- I've seen the devotional sex blog a bit. But could you go into a little more detail as to what your take on it is? Is it basically sex is for the wife's pleasure? Is it femdom? Seems like a bit of a mix.
I thought this might be a good topic for this post.
For Barry and me, Devotional Sex has been a new way of looking at sex and making love. Before I learned of Barry's strong desires to be spanked and his submissive nature, we were stuck in a very old fashioned way of expressing our love for each other in a sexual way. I felt compelled to allow Barry to have sex with me even if it didn't give me much pleasure. And, Barry looked at sex with one goal. He wanted to have an orgasm. If he provided me with the ability to orgasm, that was a side benefit. It was awful, especially for me.
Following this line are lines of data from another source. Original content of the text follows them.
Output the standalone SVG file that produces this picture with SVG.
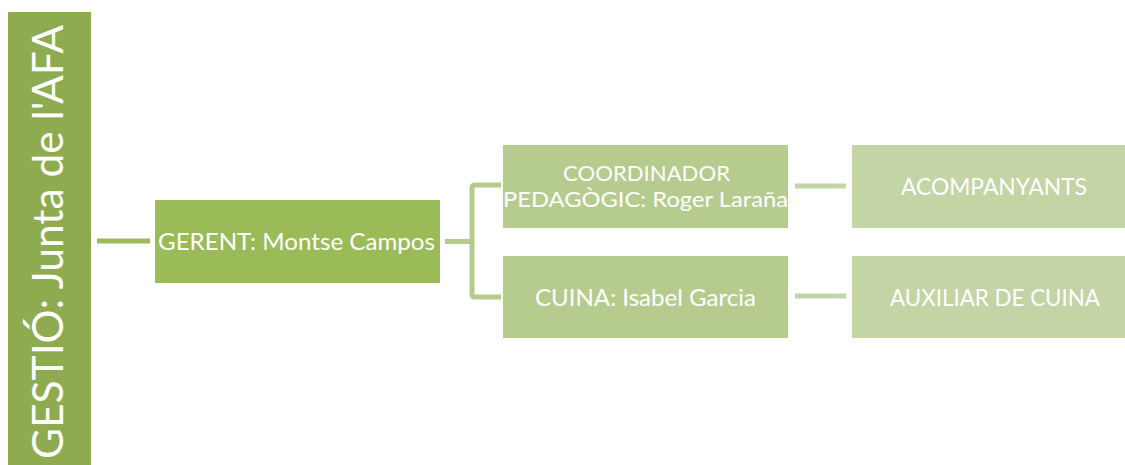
<svg xmlns="http://www.w3.org/2000/svg" width="1125" height="465" viewBox="0 0 1125 465">
<style>
text{font-family:Lato,"Open Sans","Liberation Sans",sans-serif;fill:#ffffff;}
.t{font-size:24px;text-anchor:middle;}
.t2{font-size:21.5px;text-anchor:middle;}
.c1{fill:none;stroke:#9bbb59;stroke-width:5;}
.c2{fill:none;stroke:#b5cb8d;stroke-width:5;stroke-linejoin:round;}
.c3{fill:none;stroke:#c3d5a6;stroke-width:5;}
</style>
<rect width="1125" height="465" fill="#ffffff"/>
<g id="connectors">
<line class="c1" x1="97" y1="241" x2="150" y2="241"/>
<path class="c2" d="M445 241.5 H472 M501 185 H475 Q472 185 472 188 V294 Q472 297 475 297 H501"/>
<line class="c3" x1="795" y1="186" x2="846" y2="186"/>
<line class="c3" x1="795" y1="296" x2="846" y2="296"/>
</g>
<g id="gestio">
<rect x="8" y="12" width="83" height="453" fill="#8eab50"/>
<text transform="translate(63,459) rotate(-90)" font-size="42" textLength="434" lengthAdjust="spacingAndGlyphs">GESTIÓ: Junta de l'AFA</text>
</g>
<g id="gerent">
<rect x="155" y="200" width="285" height="83" fill="#9bbb59"/>
<text class="t" x="296.5" y="250" textLength="277" lengthAdjust="spacingAndGlyphs">GERENT: Montse Campos</text>
</g>
<g id="coordinador">
<rect x="503" y="145" width="285" height="83" fill="#b6cc8f"/>
<text class="t2" x="646.5" y="181" textLength="167" lengthAdjust="spacingAndGlyphs">COORDINADOR</text>
<text class="t2" x="645.5" y="207" textLength="285" lengthAdjust="spacingAndGlyphs">PEDAGÒGIC: Roger Laraña</text>
</g>
<g id="cuina">
<rect x="503" y="256" width="285" height="82" fill="#b6cc8f"/>
<text class="t" x="645.5" y="306" textLength="221" lengthAdjust="spacingAndGlyphs">CUINA: Isabel Garcia</text>
</g>
<g id="acompanyants">
<rect x="852" y="145" width="273" height="83" fill="#c3d4a5"/>
<text class="t" x="994" y="195" textLength="186" lengthAdjust="spacingAndGlyphs">ACOMPANYANTS</text>
</g>
<g id="auxiliar">
<rect x="852" y="256" width="273" height="82" fill="#c3d4a5"/>
<text class="t" x="995" y="306" textLength="210" lengthAdjust="spacingAndGlyphs">AUXILIAR DE CUINA</text>
</g>
</svg>
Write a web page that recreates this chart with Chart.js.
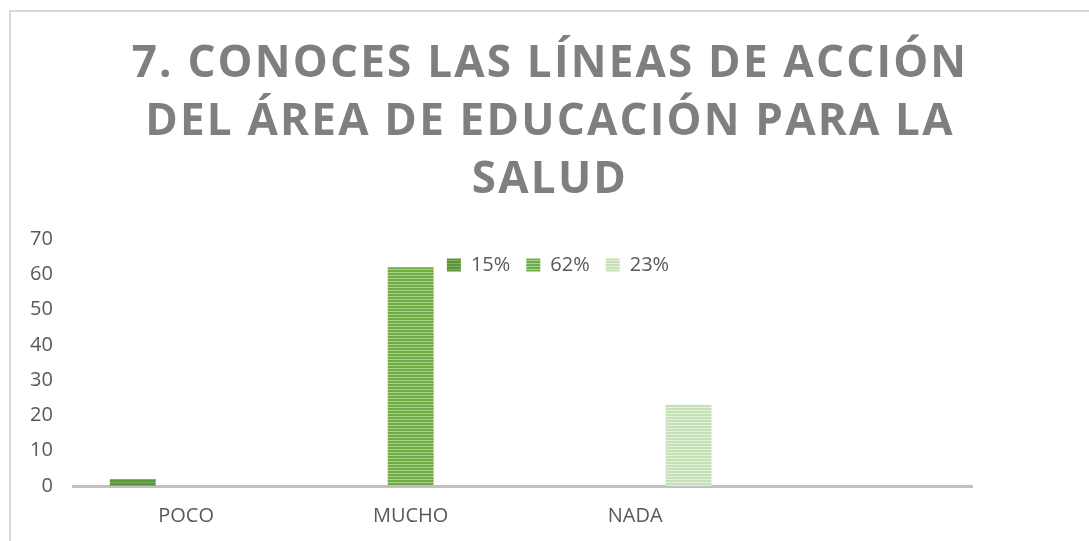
<!DOCTYPE html>
<html>
<head>
<meta charset="utf-8">
<script src="https://cdn.jsdelivr.net/npm/chart.js@4/dist/chart.umd.min.js"></script>
<style>
    html, body { margin: 0; padding: 0; background: #fff; }
    #wrap { position: relative; width: 1089px; height: 541px; overflow: hidden; }
    #frame {
        position: absolute; left: 9px; top: 10px; width: 1100px; height: 560px;
        border-top: 2px solid #d9d9d9; border-left: 2px solid #d9d9d9;
    }
    #titulo {
        position: absolute; left: 10px; top: 31px; width: 1080px;
        text-align: center; font-family: "Open Sans", sans-serif; font-weight: 700;
        font-size: 44px; line-height: 58px; letter-spacing: 2.2px; color: #7f7f7f;
    }
    #grafico { position: absolute; left: 0; top: 0; }
</style>
</head>
<body>
<div id="wrap">
    <div id="frame"></div>
    <canvas id="grafico" width="1089" height="541"></canvas>
    <div id="titulo">7. CONOCES LAS LÍNEAS DE ACCIÓN<br>DEL ÁREA DE EDUCACIÓN PARA LA<br>SALUD</div>
</div>
<script>
// Datos del gráfico
const categorias = ['POCO', 'MUCHO', 'NADA', ''];
const series = ['15%', '62%', '23%'];
const valoresPoco = [2, null, null, null];
const valoresMucho = [null, 62, null, null];
const valoresNada = [null, null, 23, null];
const ticksY = [0, 10, 20, 30, 40, 50, 60, 70];

// Patrón de rayas horizontales para las barras
function rayas(color, claro) {
    const c = document.createElement('canvas');
    c.width = 4;
    c.height = 3;
    const g = c.getContext('2d');
    g.fillStyle = color;
    g.fillRect(0, 0, 4, 2);
    g.fillStyle = claro;
    g.fillRect(0, 2, 4, 1);
    return g.createPattern(c, 'repeat');
}

const colores = [
    rayas('#5b9539', '#7fae62'),
    rayas('#70ad47', '#a9d18e'),
    rayas('#c5e0b4', '#e4f1dc')
];

// La leyenda va dentro del área del gráfico, arriba y algo a la derecha
const moverLeyenda = {
    id: 'moverLeyenda',
    afterLayout(chart) {
        const lg = chart.legend;
        const h = lg.bottom - lg.top;
        const dx = 558 - (lg.left + lg.right) / 2;
        lg.top = chart.chartArea.top;
        lg.bottom = lg.top + h;
        lg.left += dx;
        lg.right += dx;
    }
};

const fuente = { family: '"Open Sans", sans-serif', size: 20 };

new Chart(document.getElementById('grafico'), {
    type: 'bar',
    data: {
        labels: categorias,
        datasets: [valoresPoco, valoresMucho, valoresNada].map((d, i) => ({
            label: series[i],
            data: d,
            backgroundColor: colores[i],
            borderWidth: 0,
            categoryPercentage: 0.713,
            barPercentage: 0.86
        }))
    },
    options: {
        responsive: false,
        animation: false,
        layout: { padding: { top: 193, left: 9, right: 117, bottom: -5 } },
        scales: {
            x: {
                grid: { display: false, drawTicks: false },
                border: { display: true, color: '#c0c0c0', width: 3 },
                ticks: { color: '#595959', font: fuente, padding: 18 }
            },
            y: {
                min: 0,
                max: 70,
                afterBuildTicks: (axis) => { axis.ticks = ticksY.map(v => ({ value: v })); },
                grid: { display: false, drawTicks: false },
                border: { display: false },
                ticks: { color: '#595959', font: fuente, padding: 21 }
            }
        },
        plugins: {
            legend: {
                position: 'top',
                labels: {
                    color: '#595959',
                    font: fuente,
                    boxWidth: 14,
                    boxHeight: 13,
                    padding: 16
                }
            },
            tooltip: { enabled: false }
        }
    },
    plugins: [moverLeyenda]
});
</script>
</body>
</html>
Once I learned of what I initially thought were Barry's unusual kinky needs, and realized that I needed to embrace them, a new world opened up to us. We began to communicate and be honest with each other about how we felt about sex. When we discovered and talked about "Devotional Sex" it opened more new doors. We realized that the goal should be to focus on pleasing each other. To us, that was the "devotional" part.
My sense is that the Devotional Sex concept of putting the female in charge of sex is a way of overcoming that old-fashioned perspective of sex is primarily for the male. For Barry, it was a no-brainer because he loves to be submissive. It was initially difficult for me to make the transition and take charge. However, I have done so. I now love being in charge and Barry loves me assuming that role. I have also come to realize that keeping Barry very horny is a good thing. We have also each learned that by desiring to please each other we each reap great benefits.
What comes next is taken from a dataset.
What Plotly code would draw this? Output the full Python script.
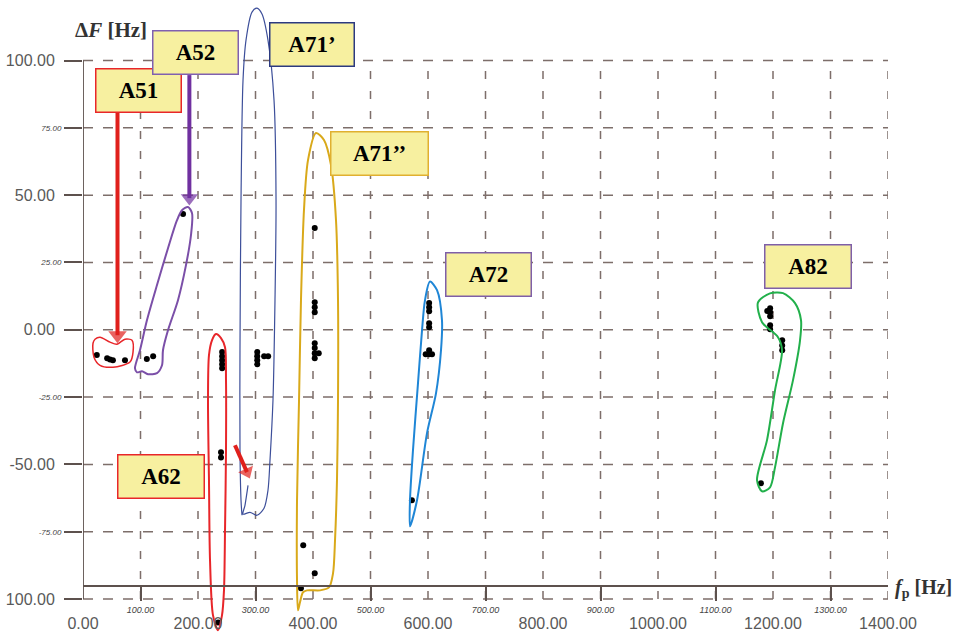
import plotly.graph_objects as go

# ---------------- data ----------------
# measured points (fp [Hz], dF [Hz])
a51_x = [24, 42, 47, 52, 73]
a51_y = [-9.4, -10.6, -11.0, -11.3, -11.3]
a52_x = [111, 122, 174]
a52_y = [-10.9, -9.8, 43.0]
a62_x = [242, 242, 242, 242, 242, 240, 240, 235]
a62_y = [-8.3, -9.8, -11.3, -12.8, -14.3, -45.5, -47.4, -108.7]
a71a_x = [303, 303, 303, 303, 315, 322]
a71a_y = [-8.3, -9.8, -11.3, -12.8, -9.8, -9.8]
a71b_x = [403, 403, 403, 403, 403, 403, 403, 403, 410, 383, 403, 379]
a71b_y = [37.8, 10.2, 8.4, 6.5, -5.0, -6.8, -8.7, -10.6, -8.7, -80.0, -90.4, -96.0]
a72_x = [602, 602, 602, 602, 602, 602, 602, 596, 607, 572]
a72_y = [9.9, 8.4, 6.9, 2.4, 0.9, -7.6, -9.1, -9.1, -9.1, -63.3]
a82_x = [1195, 1190, 1195, 1195, 1195, 1195, 1216, 1216, 1216, 1179]
a82_y = [8.0, 7.0, 6.5, 5.0, 1.7, 0.2, -3.9, -5.8, -7.6, -57.0]

# hand-drawn enclosures around each group
loop_a51_x = [20.9, 29.6, 47.0, 59.1, 73.0, 85.2, 87.0, 81.7, 52.2, 29.6, 19.1, 17.4, 20.9]
loop_a51_y = [-3.5, -2.75, -4.6, -5.35, -3.5, -3.9, -8.3, -12.0, -13.9, -13.2, -10.2, -5.0, -3.5]
loop_a52_x = [90.4, 99.1, 111.3, 128.7, 147.8, 163.5, 172.2, 182.6, 189.6, 187.8, 179.1, 165.2,
              147.8, 139.1, 137.4, 128.7, 113.0, 102.6, 93.9, 90.4]
loop_a52_y = [-14.3, -7.6, 3.6, 16.6, 30.3, 40.7, 44.4, 45.6, 43.3, 35.2, 24.0, 11.0,
              -0.2, -7.6, -13.2, -16.1, -16.5, -15.4, -15.8, -14.3]
loop_a62_x = [234.8, 226.1, 220.9, 219.1, 217.4, 219.1, 224.3, 231.3, 240.0, 247.0, 248.7,
              248.7, 247.0, 245.2, 241.7, 234.8]
loop_a62_y = [-111.6, -106.1, -85.6, -55.9, -26.2, -9.4, -3.9, -1.6, -3.1, -6.5, -18.7,
              -44.7, -74.5, -96.8, -106.1, -111.6]
loop_a71a_x = [287.0, 281.7, 278.3, 290.4, 302.6, 314.8, 321.7, 325.2, 330.4, 333.9, 335.7,
               332.2, 321.7, 311.3, 302.6, 293.9, 283.5, 278.3, 274.8, 273.0, 273.0, 274.8, 276.5]
loop_a71a_y = [-57.8, -65.2, -68.5, -67.8, -68.9, -66.3, -59.6, -48.5, -26.2, 11.0, 48.2,
               85.3, 107.6, 117.3, 119.5, 118.0, 107.6, 92.7, 48.2, -7.6, -44.7, -63.3, -68.9]
loop_a71b_x = [373.9, 372.2, 372.2, 375.7, 379.1, 384.3, 391.3, 405.2, 419.1, 431.3, 440.0,
               443.5, 443.5, 441.7, 438.3, 434.8, 427.8, 412.2, 389.6, 382.6, 377.4, 373.9]
loop_a71b_y = [-104.2, -93.1, -63.3, -26.2, 11.0, 44.4, 63.0, 73.1, 70.5, 61.2, 40.7,
               11.0, -26.2, -55.9, -78.2, -90.5, -95.7, -96.8, -96.8, -97.5, -101.2, -104.2]
loop_a72_x = [603.5, 615.7, 624.3, 622.6, 613.9, 598.3, 580.9, 568.7, 568.7, 573.9, 582.6,
              589.6, 594.8, 603.5]
loop_a72_y = [17.9, 14.7, 3.6, -7.6, -23.6, -38.4, -63.3, -73.0, -63.3, -44.7, -19.8,
              -0.2, 11.0, 17.9]
loop_a82_x = [1194.8, 1173.9, 1180.9, 1208.7, 1215.7, 1203.5, 1189.6, 1172.2, 1180.9, 1194.8,
              1203.5, 1217.4, 1234.8, 1247.0, 1248.7, 1238.3, 1217.4, 1194.8]
loop_a82_y = [13.5, 10.2, 2.8, -2.75, -7.6, -22.5, -41.0, -55.9, -60.0, -58.5,
              -51.1, -34.7, -18.7, -3.9, 3.6, 9.9, 13.6, 13.5]

# group labels
label_text = ["A51", "A52", "A71’", "A71’’", "A72", "A82", "A62"]
label_x = [95.7, 196.5, 397.4, 516.5, 705.2, 1260.0, 135.7]
label_y = [89.0, 103.0, 105.9, 65.4, 20.7, 23.4, -54.4]

# pointer arrows (tail -> head centre)
arrow_a51_x = [60, 60]
arrow_a51_y = [80.9, -2.0]
arrow_a52_x = [185, 185]
arrow_a52_y = [94.6, 48.9]
arrow_a71_x = [264.3, 285.2]
arrow_a71_y = [-42.9, -52.9]

# axis ticks
x_major = [0, 200, 400, 600, 800, 1000, 1200, 1400]
x_major_text = ["0.00", "200.00", "400.00", "600.00", "800.00", "1000.00", "1200.00", "1400.00"]
x_minor = [100, 300, 500, 700, 900, 1100, 1300]
x_minor_text = ["100.00", "300.00", "500.00", "700.00", "900.00", "1100.00", "1300.00"]
y_major = [-100, -50, 0, 50, 100]
y_major_text = ["100.00", "-50.00", "0.00", "50.00", "100.00"]
y_minor = [-75, -25, 25, 75]
y_minor_text = ["-75.00", "-25.00", "25.00", "75.00"]

# ---------------- figure ----------------
GRID = "#7d6e6a"
AXC = "#5d514d"
YRANGE = [-113, 121]
XRANGE = [0, 1400]

fig = go.Figure()

loops = [
    (loop_a51_x, loop_a51_y, "#e8262a", 1.5),
    (loop_a52_x, loop_a52_y, "#7b4fa8", 2),
    (loop_a62_x, loop_a62_y, "#e8262a", 2),
    (loop_a71a_x, loop_a71a_y, "#3d4f9a", 1.2),
    (loop_a71b_x, loop_a71b_y, "#d9a91a", 2),
    (loop_a72_x, loop_a72_y, "#1f86d6", 2),
    (loop_a82_x, loop_a82_y, "#22b04b", 2),
]
for lx, ly, c, w in loops:
    fig.add_trace(go.Scatter(x=lx, y=ly, mode="lines", xaxis="x2", yaxis="y2",
                             line=dict(color=c, width=w, shape="spline", smoothing=0.8),
                             showlegend=False, hoverinfo="skip"))

# arrows: thick line + triangle head oriented along the segment
for axs, ays, c, s in [(arrow_a51_x, arrow_a51_y, "#e0201c", 16),
                       (arrow_a52_x, arrow_a52_y, "#7030a0", 15),
                       (arrow_a71_x, arrow_a71_y, "#e0201c", 14)]:
    fig.add_trace(go.Scatter(x=axs, y=ays, mode="lines+markers", xaxis="x2", yaxis="y2",
                             line=dict(color=c, width=4),
                             marker=dict(symbol="triangle-up", size=[0, s], color=c,
                                         angleref="previous", line=dict(width=0)),
                             showlegend=False, hoverinfo="skip"))

groups = [(a51_x, a51_y), (a52_x, a52_y), (a62_x, a62_y), (a71a_x, a71a_y),
          (a71b_x, a71b_y), (a72_x, a72_y), (a82_x, a82_y)]
for gx, gy in groups:
    fig.add_trace(go.Scatter(x=gx, y=gy, mode="markers", cliponaxis=False,
                             marker=dict(color="black", size=6),
                             showlegend=False))

# dashed grid
shapes = []
for yv in y_major + y_minor:
    shapes.append(dict(type="line", xref="x", yref="y", x0=0, x1=1400, y0=yv, y1=yv,
                       line=dict(color=GRID, width=1.5, dash="10px,10px"), layer="below"))
for xv in x_major[1:] + x_minor:
    shapes.append(dict(type="line", xref="x", yref="y", x0=xv, x1=xv, y0=-100, y1=100,
                       line=dict(color=GRID, width=1.5, dash="8px,12px"), layer="below"))
# solid vertical axis line
shapes.append(dict(type="line", xref="x", yref="y", x0=0, x1=0, y0=-100, y1=100,
                   line=dict(color=AXC, width=1.8), layer="below"))

annotations = []
borders = ["#e8262a", "#8060b0", "#2c3a80", "#e0b030", "#7f5fa8", "#7f5fa8", "#e8262a"]
widths = [84, 84, 83, 96, 84, 85, 85]
for t, x, y, bc, w in zip(label_text, label_x, label_y, borders, widths):
    annotations.append(dict(x=x, y=y, xref="x", yref="y", text="<b>" + t + "</b>",
                            showarrow=False, font=dict(family="Liberation Serif", size=23, color="black"),
                            bgcolor="#f7f0a0", bordercolor=bc, borderwidth=1.5, borderpad=0,
                            width=w, height=42, align="center", valign="middle"))

# axis titles
annotations.append(dict(x=48.7, y=111.3, xref="x", yref="y", showarrow=False,
                        text="<b>Δ<i>F</i> [Hz]</b>",
                        font=dict(family="Liberation Serif", size=21, color="#333333")))
annotations.append(dict(x=1.0062, y=-96, xref="paper", yref="y", showarrow=False, xanchor="left",
                        text="<b><i>f</i><sub>p</sub> [Hz]</b>",
                        font=dict(family="Liberation Serif", size=20, color="#333333")))

POS = 48 / 630

fig.update_layout(
    width=961, height=634,
    margin=dict(l=83, r=73, t=4, b=0),
    paper_bgcolor="white", plot_bgcolor="white",
    shapes=shapes, annotations=annotations,
    xaxis=dict(range=XRANGE, domain=[0, 1], anchor="free", position=POS,
               showline=True, linecolor=AXC, linewidth=2, showgrid=False, zeroline=False,
               ticks="outside", ticklen=14, tickwidth=1.5, tickcolor=AXC,
               tickvals=x_minor, ticktext=["<i>" + t + "</i>" for t in x_minor_text],
               tickfont=dict(family="Liberation Sans", size=9, color="#444444"),
               ticklabelstandoff=1),
    xaxis2=dict(range=XRANGE, overlaying="x", anchor="free", position=POS,
                showline=False, showgrid=False, zeroline=False, ticks="",
                tickvals=x_major, ticktext=x_major_text,
                tickfont=dict(family="Liberation Sans", size=16, color="#595959"),
                ticklabelstandoff=26),
    yaxis=dict(range=YRANGE, domain=[0, 1], anchor="x", showline=False, showgrid=False,
               zeroline=False, ticks="outside", ticklen=18, tickwidth=1.5, tickcolor=AXC,
               tickvals=y_major, ticktext=y_major_text,
               tickfont=dict(family="Liberation Sans", size=16, color="#595959"),
               ticklabelstandoff=6),
    yaxis2=dict(range=YRANGE, overlaying="y", anchor="x", side="left", showline=False,
                showgrid=False, zeroline=False, ticks="outside", ticklen=18, tickwidth=1.5,
                tickcolor=AXC, tickvals=y_minor,
                ticktext=["<i>" + t + "</i>" for t in y_minor_text],
                tickfont=dict(family="Liberation Sans", size=8, color="#444444"),
                ticklabelstandoff=1),
)

fig.write_html("out.html", config={"displayModeBar": False},
               post_script="document.body.style.margin='0';document.body.style.overflow='hidden';")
So, to try to find a way to sum things up, Devotional Sex for us is a tool that allowed us to realize the important thing is for us to focus on pleasing each other. We are continually finding out how best to do that, which I will try to share in this blog. For us, it is not femdom. But I also have to admit that I am difinitely dominant, which is what Barry wants. The reason I say it is not femdom is because I interpret that word to mean a 'bitchy, mean woman'. That is not me. But, I have learned to be in charge in a loving and caring way, because that is what Barry needs and wants.
I hope all of this makes sense to those who read it. This is not an easy subject to explain. I'll keep trying.
PS ... Thank you "lovetosubmit" for your question. I hope I have begun to answer it.